A 6db/octave slope in theory means the amplitude is attenuated by 0.5 for each octave up over a given time frame, right?

So at the same point in time, starting from 1 you get:

f = 0.5, f*2 = 0.25, f*4 = 0.125

Whereas what I'm describing would I believe be at the same time point:

f = 0.5, f*2 = 0.25, f*4 = 0.0625

Does such a thing exist? If so what would it represent? I have used for example the spectral tilt filter here which can be used to make arbitrary straight dB/oct slope filters if needed. But I think what I'm describing is not straight dB/oct slope.

Thanks for any thoughts.

EDIT It occurs to me that perhaps this could be accomplished by running multiple filters each 1 octave above the other. ie. so it would be an extra 6 dB down for each sequential filter each octave up? Or something like that.

The OP is correct that the desired response is not a straight dB/octave slope.

Given the desired magnitude response as:

$$|H(f)| = c^{f/f_o}$$

where $$c$$ is a real positive constant with $$c\le 1$$,

Expressed as a dB quantity this is:

$$20\log_{10}(c^{f/f_o}) = (f/f_o) 20\log_{10}(c)$$

If for example $$c=0.5$$, then $$20\log_{10}(0.5) = 6.02$$ and the attenuation would be given by $$-(f/f_o) 6.02$$ dB.

To express this as a slope quantity in dB/octave, substitute

$$f/f_o = 2^x$$

Where $$x$$ is the linear horizontal axis in units of octaves relative to $$f_o$$

Resulting in the following

$$-20\log_{10}(c)2^x \text{ dB/octave}$$

So for the case when $$c=0.5$$, $$-20\log_{10}(c) = -6.02$$ dB and we see that the result is clearly not linear on a log log scale (this is however linear on a dB per linear frequency scale):

$$x = 0$$, $$f/f_0 = 1$$, $$Atten = -6.02$$ dB
$$x = 1$$, $$f/f_0 = 2$$, $$Atten = -12.04$$ dB
$$x = 2$$, $$f/f_0 = 4$$, $$Atten = -24.08$$ dB
$$x = 3$$, $$f/f_0 = 8$$, $$Atten = -48.16$$ dB
$$x = 4$$, $$f/f_0 = 16$$, $$Atten = -96.32$$ dB

A simple and effective way to create such a filter as an FIR filter would be to use the Frequency Sampling FIR design method: populate the desired frequency response as the complex samples of a DFT (but in this case use the real values as a zero phase frequency response) - and in doing so be sure the second half the of the array mirrors the first half of the array excluding the first DC sample (for this reason using an odd number of samples is simplest), take the inverse DFT of that, use fftshift to move the second half of the result to the first half (this makes the zero-phase frequency response causal in the time domain), and multiply that result with a window to further reduce frequency ripple from the time domain truncation.
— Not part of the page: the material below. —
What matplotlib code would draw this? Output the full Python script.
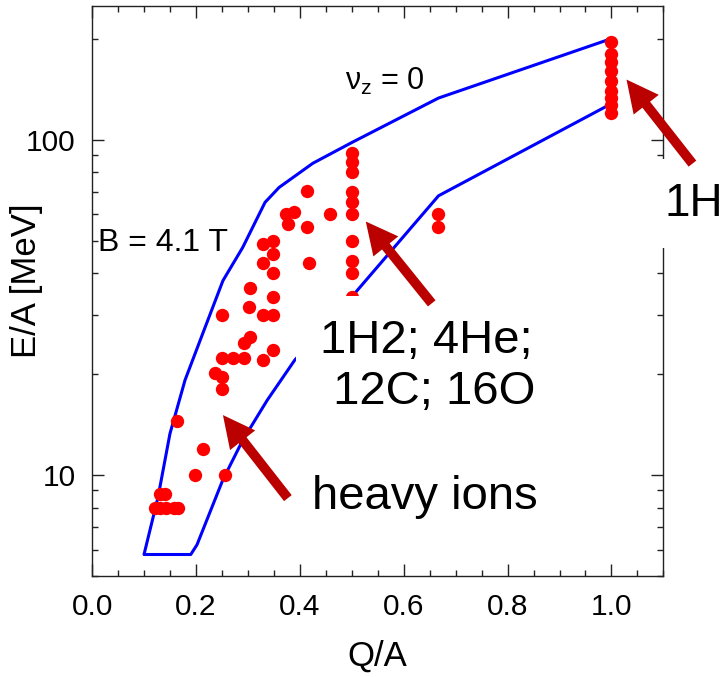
import numpy as np
import matplotlib
matplotlib.use('Agg')
import matplotlib.pyplot as plt
from matplotlib.ticker import MultipleLocator, LogLocator, NullFormatter, FixedLocator, FixedFormatter

plt.rcParams['font.family'] = ['Liberation Sans', 'DejaVu Sans']
plt.rcParams['mathtext.fontset'] = 'custom'
plt.rcParams['mathtext.rm'] = 'Liberation Sans'
plt.rcParams['mathtext.it'] = 'Liberation Sans:italic'

# acceptance boundary (nu_z = 0 on top, lower limit below)
upper_qa = [0.10, 0.127, 0.15, 0.179, 0.208, 0.252, 0.29, 0.333, 0.36, 0.425, 0.5, 0.667, 1.0]
upper_ea = [5.8, 8.6, 13.3, 19.2, 25.2, 38.0, 47.7, 65.0, 72.0, 85.0, 98.0, 133.0, 200.0]
lower_qa = [0.10, 0.19, 0.202, 0.252, 0.29, 0.337, 0.39, 0.5, 0.667, 1.0]
lower_ea = [5.8, 5.8, 6.2, 9.7, 12.7, 16.7, 22.0, 34.0, 68.0, 128.0]

# ion beams
ion_qa = [0.121, 0.131, 0.142, 0.158, 0.166, 0.131, 0.140, 0.163, 0.198, 0.213,
          0.256, 0.237, 0.25, 0.25, 0.25, 0.271, 0.292, 0.292, 0.304, 0.329,
          0.348, 0.25, 0.329, 0.348, 0.302, 0.304, 0.348, 0.348, 0.329, 0.348,
          0.329, 0.348, 0.373, 0.388, 0.377, 0.413, 0.413, 0.458, 0.417]
ion_ea = [8.0, 8.0, 8.0, 8.0, 8.0, 8.8, 8.8, 14.5, 10.0, 12.0,
          10.0, 20.1, 19.6, 18.0, 22.4, 22.4, 22.3, 24.7, 25.8, 22.0,
          23.6, 30.1, 30.1, 30.1, 31.8, 36.0, 33.9, 39.9, 43.0, 45.5,
          49.0, 50.0, 60.0, 61.0, 56.0, 70.5, 55.0, 60.0, 43.0]
light_qa = [0.5] * 10 + [0.667, 0.667]
light_ea = [91, 85.5, 80, 70, 65, 60, 50, 43.5, 40, 34, 60, 55]
proton_qa = [1.0] * 9
proton_ea = [195, 180, 170, 160, 150, 140, 133, 127, 120]

fig = plt.figure(figsize=(7.25, 6.77), dpi=100)
ax = fig.add_axes([0.127, 0.149, 0.788, 0.842])

bq = np.concatenate([upper_qa[::-1], lower_qa[1:]])
be = np.concatenate([upper_ea[::-1], lower_ea[1:]])
ax.plot(bq, be, color='#0000ff', lw=2.2, zorder=2)

for q, e in [(ion_qa, ion_ea), (light_qa, light_ea), (proton_qa, proton_ea)]:
    ax.plot(q, e, 'o', color='#ff0000', ms=9.6, mec='none', zorder=3)

ax.set_yscale('log')
ax.set_xlim(0, 1.1)
ax.set_ylim(5, 250)

ax.xaxis.set_major_locator(MultipleLocator(0.2))
ax.xaxis.set_minor_locator(MultipleLocator(0.05))
ax.yaxis.set_major_locator(FixedLocator([10, 100]))
ax.yaxis.set_major_formatter(FixedFormatter(['10', '100']))
ax.yaxis.set_minor_locator(LogLocator(base=10, subs=np.arange(2, 10)))
ax.yaxis.set_minor_formatter(NullFormatter())
ax.tick_params(which='both', direction='in', top=True, right=True, width=1.0, colors='#222222')
ax.tick_params(which='major', length=8.5, labelsize=21.5, labelcolor='black')
ax.tick_params(which='minor', length=4.3)
ax.tick_params(axis='x', pad=12.5)
ax.tick_params(axis='y', pad=12)
for s in ax.spines.values():
    s.set_linewidth(1.0)
    s.set_color('#222222')

ax.set_xlabel('Q/A', fontsize=25)
ax.set_ylabel('E/A [MeV]', fontsize=25)
ax.xaxis.set_label_coords(0.5, -0.112)
ax.yaxis.set_label_coords(-0.086, 0.519)

ax.text(0.487, 141, r'ν$_\mathrm{z}$ = 0', fontsize=22, ha='left', va='baseline')
ax.text(0.0115, 46.4, 'B = 4.1 T', fontsize=23, ha='left', va='baseline')

box = dict(facecolor='white', edgecolor='none', boxstyle='square,pad=0.5')
ax.text(1.102, 64.5, '1H', fontsize=33, ha='left', va='center', bbox=box, zorder=5, clip_on=False)
ax.text(0.438, 29.1, '1H2; 4He;\n 12C; 16O', fontsize=34, ha='left', va='top', bbox=box, zorder=5)
ax.text(0.423, 10.0, 'heavy ions', fontsize=34, ha='left', va='top', bbox=box, zorder=5)

arrow = dict(facecolor='#bb0000', edgecolor='none', width=7, headwidth=23, headlength=23, shrink=0)
ax.annotate('', xy=(1.029, 151), xytext=(1.156, 84.8), arrowprops=arrow, zorder=6, annotation_clip=False)
ax.annotate('', xy=(0.527, 57), xytext=(0.654, 32.5), arrowprops=arrow, zorder=6)
ax.annotate('', xy=(0.252, 15.1), xytext=(0.377, 8.54), arrowprops=arrow, zorder=6)

fig.savefig('out.png', dpi=100)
Below shows an example 83-tap FIR filter for $$c=0.5$$ with $$f_o = 0.03$$ cycles/sample ($$f=1$$ would be the sampling rate). The match at the lower frequencies is improved by increasing the number of taps.

# python code to generate filter coeff
N = 83
c = 0.5
fo = .03
f = np.arange(N)/N
hf = c**(f/fo)
hf[(N-1)//2+1:] = hf[(N-1)//2:0:-1]
idft = fft.fftshift(fft.ifft(hf))
coeff = idft * sig.kaiser(N, 12)


But I think what I'm describing is not straight dB/oct slope.
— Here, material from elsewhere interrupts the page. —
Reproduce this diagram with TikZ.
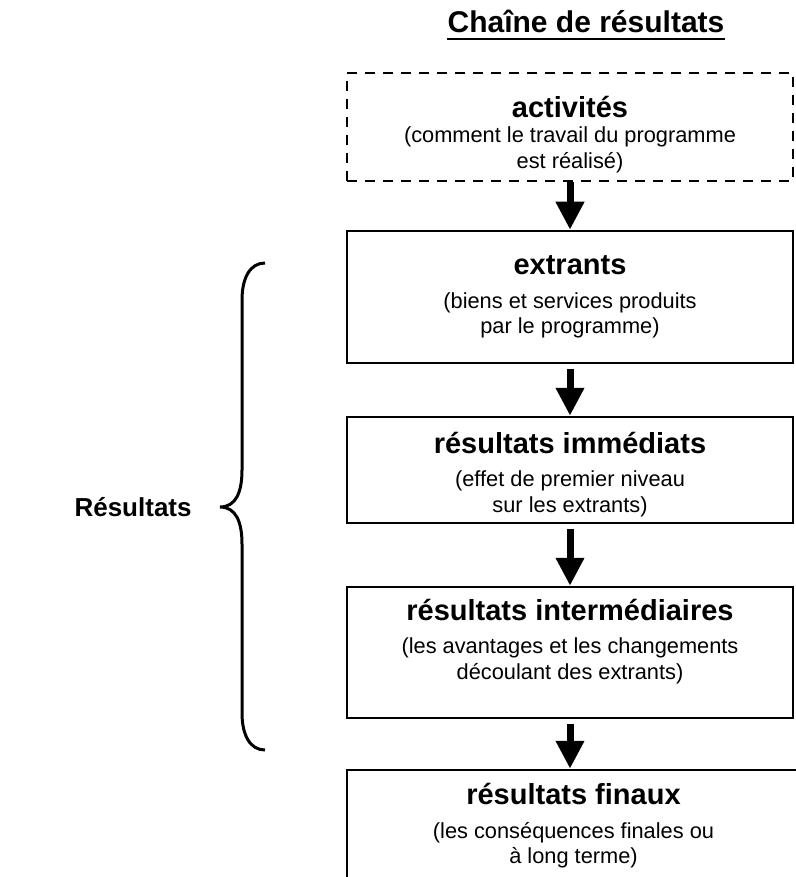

You are correct. It's natural to see straight lines in dB/octave -- or filter gains that approach straight lines -- with IIR filters. Specifically, it's natural for filter responses to asymptotically approach $$6n \mathrm{dB / oct}$$, where $$n$$ is an integer.

Does such a thing exist? If so what would it represent?

I don't know of any application for such a thing, or what it might represent. It's not something you'd get with ordinary differential equations, or even ordinary fractional differential equations (i.e., equations incorporating $$\frac{d^\alpha}{dt^\alpha}$$ where $$\alpha$$ is not an integer).

You could always approximate that amplitude response to whatever precision you wanted to with an FIR or IIR filter, but I don't know that you'll find any deep meaning to do so.

Note that the phase response may matter -- in general, if you're doing this for image processing or communications systems, it's important that the filter response be symmetrical around zero delay (or some constant delay). This is called a "linear phase" filter. On the other hand, if you're doing this for audio or control systems, it's usually best that the filter be minimum phase.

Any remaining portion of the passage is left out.